Legal trainee Gurjot Kaur writes about names and identity, the importance of pronouncing names correctly, and how constant mispronunciation of names can bring up feelings of exclusion and otherness.
My name is Gurjot Kaur. I accept that on the face of it, my name does not lend itself to being easily identifiable as to how it should be pronounced. Whenever I meet someone, I try to assist them with the pronunciation: “It’s like Peugeot, but with a G.” In my eyes, this was nothing hard; it was merely two syllables.
However, one conversation with a friend in the sixth form changed my perception regarding my name. Initially, I noticed that my friend would not address me by my name, but instead, she would wait until she caught eye contact with me to get my attention. I asked her why. She said, “I avoided saying your name in case I offended you by saying it wrong.” I told her that she shouldn’t feel like this, and I went out of my way to try and help her and others, by offering the nickname, “G.” In an instant, I lost five letters of my name, my Indian heritage and my identity.
I have also experienced this in meetings where colleagues have not addressed me by my name. I fear that it is because they have the same concerns as my friend – that they do not wish to offend me. However, it hurts me more so that I am often made to feel left out, or even discriminated against, because of a name…my name.
I have only recently come to accept that my identity is important to me, and I will no longer make sacrifices to it, for the benefit of others. I will endeavour to take pride in my name, my Indian heritage and identity. I am sure that I speak for others when I say, we do not mind if the pronunciation is wrong (we’re more than happy to help/correct you), it’s the fact that you made an effort to address us, include us and acknowledge us, by our name.

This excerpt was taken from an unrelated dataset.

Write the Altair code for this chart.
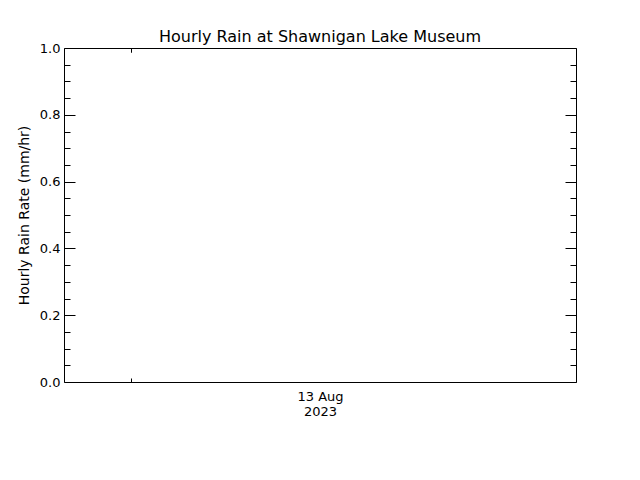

Sometimes, we find it challenging to correct others with the pronunciation of our names, because of the position we find ourselves in – I know this feeling being a trainee myself. But, it is often refreshing when others take a proactive approach and say “Sorry, how do I say your name?” or something to that effect. Again, it demonstrates that you are willing to address us, include us and acknowledge us, by our name.
I hope this helps to highlight the importance of our identity and properly pronouncing our names.